Ya hemos dado este paso, a través del bautismo. Y recientemente hemos tenido la alegría de renovar nuestra profesión de fe en la noche de Pascua. Hemos profundizado esta elección respondiendo al llamado de Cristo a seguirlo en la evangelización de los pobres. Sin embargo, nuestra experiencia humana nos enseña que esta decisión debe renovarse cada día, para crecer en nuestra adhesión al Señor. La tentación de las tinieblas puede estar siempre al acecho, mucho más para nosotros que llevamos grandes responsabilidades. Busquemos incansablemente conocer y compartir la vida de Jesús, Maestro y Señor, como Él mismo enseñó y vivió: sirviendo a todos.
Las celebraciones del Misterio Pascual nos han presentado de nuevo la figura del Hijo, fiel y obediente al Padre, hasta el don total de sí mismo en medio de las adversidades del mundo, frente a las autoridades de su tiempo e incluso frente a sus más estrechos colaboradores. La luz es espléndida, pero tiene un precio, porque se acompaña de la verdad que rechaza todo mal.
Cristo nos invita a librar este verdadero combate, como Él: con las manos desnudas, con el corazón inflamado de caridad, movidos únicamente por el deseo de dar a conocer al mundo el amor de Dios. Esta es la misión que cada uno de nosotros ha recibido, como misioneros, como Visitadores algunos, como obispos otros.
La lectura de los Hechos de los Apóstoles de hoy nos ofrece una enseñanza adicional: el apego a Cristo se manifiesta a través de un celo ardiente en el anuncio de la Palabra de Dios y en la aceptación de las oposiciones del mundo. Los apóstoles son encarcelados debido a su enseñanza y a los signos y prodigios que realizan. Pero en la noche interviene el ángel de Dios, los libera e invita a volver al Templo. No sabemos cómo actuó el ángel con los cerrojos y los guardias, pero vemos que los apóstoles obedecen sin vacilar para «anunciar al pueblo todas estas palabras de vida». Y al amanecer ya están allí, enseñando. El anuncio se ha convertido en el centro de su vida: ya no quieren perderse, sino permanecer unidos al Señor, incluso a costa del rechazo y la persecución.

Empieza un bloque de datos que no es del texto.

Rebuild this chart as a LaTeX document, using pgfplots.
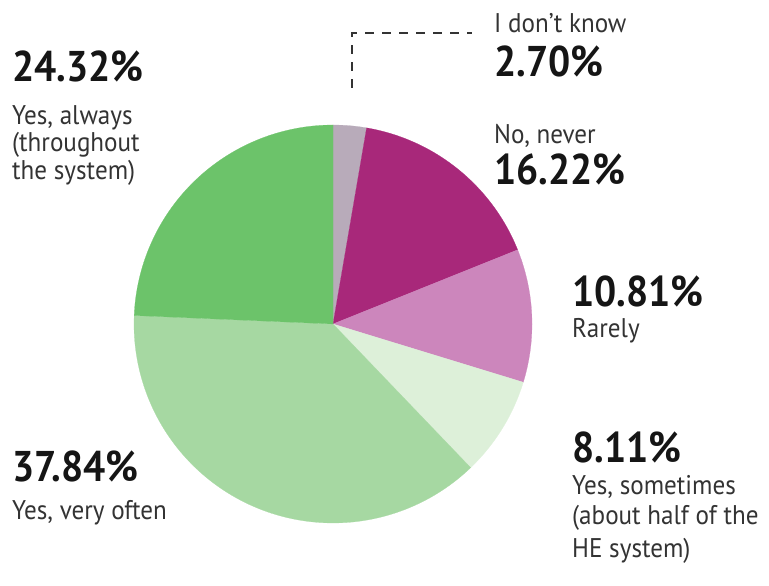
\documentclass[border=0pt]{standalone}
\usepackage{pgfplots}
\pgfplotsset{compat=1.18}
\usepackage{fontspec}
\setmainfont{PT Sans}[FakeStretch=0.93]
\newfontfamily\numfam{PT Sans}[FakeStretch=0.91]
\definecolor{cdk}{HTML}{B8ABBA}
\definecolor{cnever}{HTML}{A8287A}
\definecolor{crarely}{HTML}{CC86BC}
\definecolor{csome}{HTML}{DDF0D9}
\definecolor{coften}{HTML}{A6D8A2}
\definecolor{calways}{HTML}{6CC36A}
\definecolor{numc}{HTML}{151515}
\definecolor{labc}{HTML}{333333}
\newcommand{\numf}{\numfam\fontsize{43bp}{43bp}\selectfont\bfseries\color{numc}}
\newcommand{\labf}{\fontsize{27bp}{27bp}\selectfont\color{labc}}
\begin{document}
\begin{tikzpicture}
% shares (percent), clockwise from 12 o'clock
\def\pDK{2.70}\def\pNever{16.22}\def\pRarely{10.81}\def\pSome{8.11}\def\pOften{37.84}\def\pAlways{24.32}
\pgfmathsetmacro{\aA}{90}
\pgfmathsetmacro{\aB}{\aA-\pDK*3.6}
\pgfmathsetmacro{\aC}{\aB-\pNever*3.6}
\pgfmathsetmacro{\aD}{\aC-\pRarely*3.6}
\pgfmathsetmacro{\aE}{\aD-\pSome*3.6}
\pgfmathsetmacro{\aF}{\aE-\pOften*3.6}
\pgfmathsetmacro{\aG}{\aF-\pAlways*3.6}
\begin{axis}[width=769bp,height=586bp,scale only axis,
  xmin=0,xmax=769,ymin=0,ymax=586,hide axis,clip=false]
\path (axis cs:0,0) -- (axis cs:769,586);
\addplot[fill=cdk,draw=cdk,line width=0.2pt,domain=\aB:\aA,samples=20] ({333+199*cos(x)},{262+199*sin(x)}) -- (axis cs:333,262) -- cycle;
\addplot[fill=cnever,draw=cnever,line width=0.2pt,domain=\aC:\aB,samples=60] ({333+199*cos(x)},{262+199*sin(x)}) -- (axis cs:333,262) -- cycle;
\addplot[fill=crarely,draw=crarely,line width=0.2pt,domain=\aD:\aC,samples=40] ({333+199*cos(x)},{262+199*sin(x)}) -- (axis cs:333,262) -- cycle;
\addplot[fill=csome,draw=csome,line width=0.2pt,domain=\aE:\aD,samples=30] ({333+199*cos(x)},{262+199*sin(x)}) -- (axis cs:333,262) -- cycle;
\addplot[fill=coften,draw=coften,line width=0.2pt,domain=\aF:\aE,samples=120] ({333+199*cos(x)},{262+199*sin(x)}) -- (axis cs:333,262) -- cycle;
\addplot[fill=calways,draw=calways,line width=0.2pt,domain=\aG:\aF,samples=80] ({333+199*cos(x)},{262+199*sin(x)}) -- (axis cs:333,262) -- cycle;
% leader
\draw[labc,line width=1.5bp,dash pattern=on 9bp off 8bp] (axis cs:352,498) -- (axis cs:352,553) -- (axis cs:472,553);
% labels
\node[anchor=base west,inner sep=0pt] at (axis cs:12,504) {\numf 24.32\%};
\node[anchor=base west,inner sep=0pt] at (axis cs:12,461) {\labf Yes, always};
\node[anchor=base west,inner sep=0pt] at (axis cs:12,434) {\labf (throughout};
\node[anchor=base west,inner sep=0pt] at (axis cs:12,406) {\labf the system)};
\node[anchor=base west,inner sep=0pt] at (axis cs:494,553) {\labf I don't know};
\node[anchor=base west,inner sep=0pt] at (axis cs:494,509) {\numf 2.70\%};
\node[anchor=base west,inner sep=0pt] at (axis cs:494,442) {\labf No, never};
\node[anchor=base west,inner sep=0pt] at (axis cs:494,401) {\numf 16.22\%};
\node[anchor=base west,inner sep=0pt] at (axis cs:572,279) {\numf 10.81\%};
\node[anchor=base west,inner sep=0pt] at (axis cs:572,248) {\labf Rarely};
\node[anchor=base west,inner sep=0pt] at (axis cs:572,123) {\numf 8.11\%};
\node[anchor=base west,inner sep=0pt] at (axis cs:572,91) {\labf Yes, sometimes};
\node[anchor=base west,inner sep=0pt] at (axis cs:572,61) {\labf (about half of the};
\node[anchor=base west,inner sep=0pt] at (axis cs:572,29) {\labf HE system)};
\node[anchor=base west,inner sep=0pt] at (axis cs:12,104) {\numf 37.84\%};
\node[anchor=base west,inner sep=0pt] at (axis cs:12,66) {\labf Yes, very often};
\end{axis}
\end{tikzpicture}
\end{document}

También nosotros estamos llamados a ser testigos del Resucitado. No sé si se nos pedirá el martirio, como a San Esteban o, más tarde, a San Juan Gabriel Perboyre y a San Francisco Régis Clet. En cualquier caso, podemos recordar el compromiso de San Vicente de Paúl, que, aunque no conoció una persecución sangrienta, se consumió completamente en la caridad, hasta «gastarse con el sudor de la frente y el esfuerzo de los brazos». Cuatrocientos años después, sigue siendo para nosotros un modelo excepcional.
Nos impulsa a vivir con mayor intensidad nuestra vocación misionera: siempre más cerca de Dios, siempre más cerca de los pobres, tendiendo hacia ese amor inventivo hasta el infinito que caracteriza nuestro carisma.
En el fervor del tiempo pascual y de la celebración de este cuarto centenario de nuestra Congregación, pidamos a Dios la gracia de conocer cada vez mejor a su Hijo unigénito, para adherirnos cada vez más profundamente a su vida, pasando de la muerte a la vida en la luz. Y para poder compartirlo mejor con nuestros hermanos y con todos aquellos a quienes somos enviados. Sigamos adelante, cada día, en cada momento de nuestra vida, sostenidos por esta confianza: «Dios amó tanto al mundo».